#### SOURCE DATA
___

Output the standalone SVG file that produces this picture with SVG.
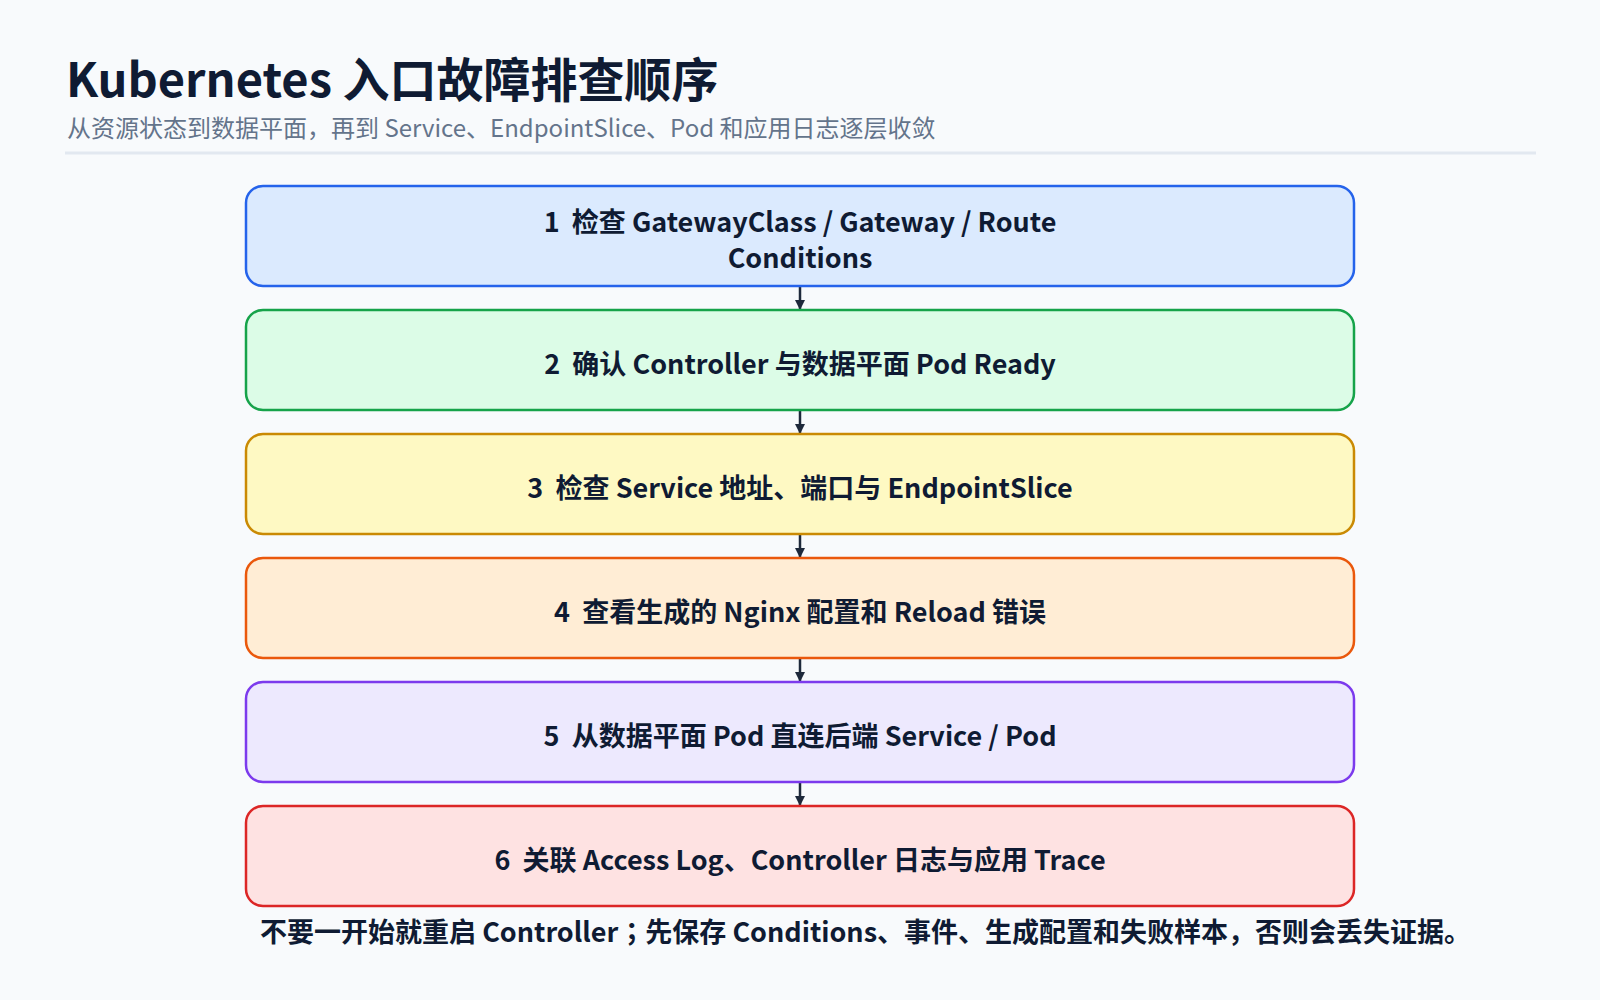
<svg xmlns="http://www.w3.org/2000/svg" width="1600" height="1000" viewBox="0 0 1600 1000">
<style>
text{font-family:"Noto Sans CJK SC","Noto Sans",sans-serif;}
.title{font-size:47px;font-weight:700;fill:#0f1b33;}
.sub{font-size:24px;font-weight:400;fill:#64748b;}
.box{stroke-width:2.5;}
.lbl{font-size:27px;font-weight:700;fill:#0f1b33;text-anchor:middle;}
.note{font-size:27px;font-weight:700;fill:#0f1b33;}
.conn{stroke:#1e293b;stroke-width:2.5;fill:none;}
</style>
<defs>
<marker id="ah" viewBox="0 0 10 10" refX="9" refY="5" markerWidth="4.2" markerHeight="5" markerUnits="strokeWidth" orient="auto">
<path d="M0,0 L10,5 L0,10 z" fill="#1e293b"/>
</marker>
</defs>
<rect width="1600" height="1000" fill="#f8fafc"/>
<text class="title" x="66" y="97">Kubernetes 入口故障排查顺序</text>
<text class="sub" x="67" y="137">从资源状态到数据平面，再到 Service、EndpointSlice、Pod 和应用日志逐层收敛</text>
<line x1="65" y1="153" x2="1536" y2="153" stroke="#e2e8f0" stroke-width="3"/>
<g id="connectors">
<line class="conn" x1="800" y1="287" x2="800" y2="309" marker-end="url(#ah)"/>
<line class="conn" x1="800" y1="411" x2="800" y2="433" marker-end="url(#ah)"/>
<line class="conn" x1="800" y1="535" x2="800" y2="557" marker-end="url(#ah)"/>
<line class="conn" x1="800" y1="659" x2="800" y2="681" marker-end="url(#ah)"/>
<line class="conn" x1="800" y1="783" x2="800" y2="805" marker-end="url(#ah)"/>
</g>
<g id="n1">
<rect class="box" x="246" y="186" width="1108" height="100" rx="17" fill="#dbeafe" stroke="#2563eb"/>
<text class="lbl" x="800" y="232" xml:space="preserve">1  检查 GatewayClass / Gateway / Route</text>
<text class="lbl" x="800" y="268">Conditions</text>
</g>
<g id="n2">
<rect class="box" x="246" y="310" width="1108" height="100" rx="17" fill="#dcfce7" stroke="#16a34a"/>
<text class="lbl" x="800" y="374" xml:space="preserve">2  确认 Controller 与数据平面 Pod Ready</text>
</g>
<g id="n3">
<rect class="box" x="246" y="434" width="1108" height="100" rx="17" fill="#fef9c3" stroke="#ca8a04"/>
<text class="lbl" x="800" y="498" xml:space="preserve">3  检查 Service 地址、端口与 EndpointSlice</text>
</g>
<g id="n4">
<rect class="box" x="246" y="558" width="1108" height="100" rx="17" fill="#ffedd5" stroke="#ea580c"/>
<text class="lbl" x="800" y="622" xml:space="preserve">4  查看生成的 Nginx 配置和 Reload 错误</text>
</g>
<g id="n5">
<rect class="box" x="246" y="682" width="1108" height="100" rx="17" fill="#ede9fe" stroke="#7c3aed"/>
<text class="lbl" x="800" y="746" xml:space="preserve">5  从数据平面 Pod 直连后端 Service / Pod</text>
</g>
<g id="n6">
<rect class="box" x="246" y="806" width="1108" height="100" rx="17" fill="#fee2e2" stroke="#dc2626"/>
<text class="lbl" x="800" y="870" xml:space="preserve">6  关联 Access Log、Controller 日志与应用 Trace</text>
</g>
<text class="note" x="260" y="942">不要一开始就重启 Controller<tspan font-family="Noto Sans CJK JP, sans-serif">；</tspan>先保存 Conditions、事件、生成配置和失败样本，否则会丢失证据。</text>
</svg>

___

#### PROBLEM REQUIREMENTS
Copy each line above precisely, dropping the pictures.

#### REPLY TO THE EXERCISE
Output the standalone SVG file that produces this picture with SVG.
<svg xmlns="http://www.w3.org/2000/svg" width="1600" height="1000" viewBox="0 0 1600 1000">
<style>
text{font-family:"Noto Sans CJK SC","Noto Sans",sans-serif;}
.title{font-size:47px;font-weight:700;fill:#0f1b33;}
.sub{font-size:24px;font-weight:400;fill:#64748b;}
.box{stroke-width:2.5;}
.lbl{font-size:27px;font-weight:700;fill:#0f1b33;text-anchor:middle;}
.note{font-size:27px;font-weight:700;fill:#0f1b33;}
.conn{stroke:#1e293b;stroke-width:2.5;fill:none;}
</style>
<defs>
<marker id="ah" viewBox="0 0 10 10" refX="9" refY="5" markerWidth="4.2" markerHeight="5" markerUnits="strokeWidth" orient="auto">
<path d="M0,0 L10,5 L0,10 z" fill="#1e293b"/>
</marker>
</defs>
<rect width="1600" height="1000" fill="#f8fafc"/>
<text class="title" x="66" y="97">Kubernetes 入口故障排查顺序</text>
<text class="sub" x="67" y="137">从资源状态到数据平面，再到 Service、EndpointSlice、Pod 和应用日志逐层收敛</text>
<line x1="65" y1="153" x2="1536" y2="153" stroke="#e2e8f0" stroke-width="3"/>
<g id="connectors">
<line class="conn" x1="800" y1="287" x2="800" y2="309" marker-end="url(#ah)"/>
<line class="conn" x1="800" y1="411" x2="800" y2="433" marker-end="url(#ah)"/>
<line class="conn" x1="800" y1="535" x2="800" y2="557" marker-end="url(#ah)"/>
<line class="conn" x1="800" y1="659" x2="800" y2="681" marker-end="url(#ah)"/>
<line class="conn" x1="800" y1="783" x2="800" y2="805" marker-end="url(#ah)"/>
</g>
<g id="n1">
<rect class="box" x="246" y="186" width="1108" height="100" rx="17" fill="#dbeafe" stroke="#2563eb"/>
<text class="lbl" x="800" y="232" xml:space="preserve">1  检查 GatewayClass / Gateway / Route</text>
<text class="lbl" x="800" y="268">Conditions</text>
</g>
<g id="n2">
<rect class="box" x="246" y="310" width="1108" height="100" rx="17" fill="#dcfce7" stroke="#16a34a"/>
<text class="lbl" x="800" y="374" xml:space="preserve">2  确认 Controller 与数据平面 Pod Ready</text>
</g>
<g id="n3">
<rect class="box" x="246" y="434" width="1108" height="100" rx="17" fill="#fef9c3" stroke="#ca8a04"/>
<text class="lbl" x="800" y="498" xml:space="preserve">3  检查 Service 地址、端口与 EndpointSlice</text>
</g>
<g id="n4">
<rect class="box" x="246" y="558" width="1108" height="100" rx="17" fill="#ffedd5" stroke="#ea580c"/>
<text class="lbl" x="800" y="622" xml:space="preserve">4  查看生成的 Nginx 配置和 Reload 错误</text>
</g>
<g id="n5">
<rect class="box" x="246" y="682" width="1108" height="100" rx="17" fill="#ede9fe" stroke="#7c3aed"/>
<text class="lbl" x="800" y="746" xml:space="preserve">5  从数据平面 Pod 直连后端 Service / Pod</text>
</g>
<g id="n6">
<rect class="box" x="246" y="806" width="1108" height="100" rx="17" fill="#fee2e2" stroke="#dc2626"/>
<text class="lbl" x="800" y="870" xml:space="preserve">6  关联 Access Log、Controller 日志与应用 Trace</text>
</g>
<text class="note" x="260" y="942">不要一开始就重启 Controller<tspan font-family="Noto Sans CJK JP, sans-serif">；</tspan>先保存 Conditions、事件、生成配置和失败样本，否则会丢失证据。</text>
</svg>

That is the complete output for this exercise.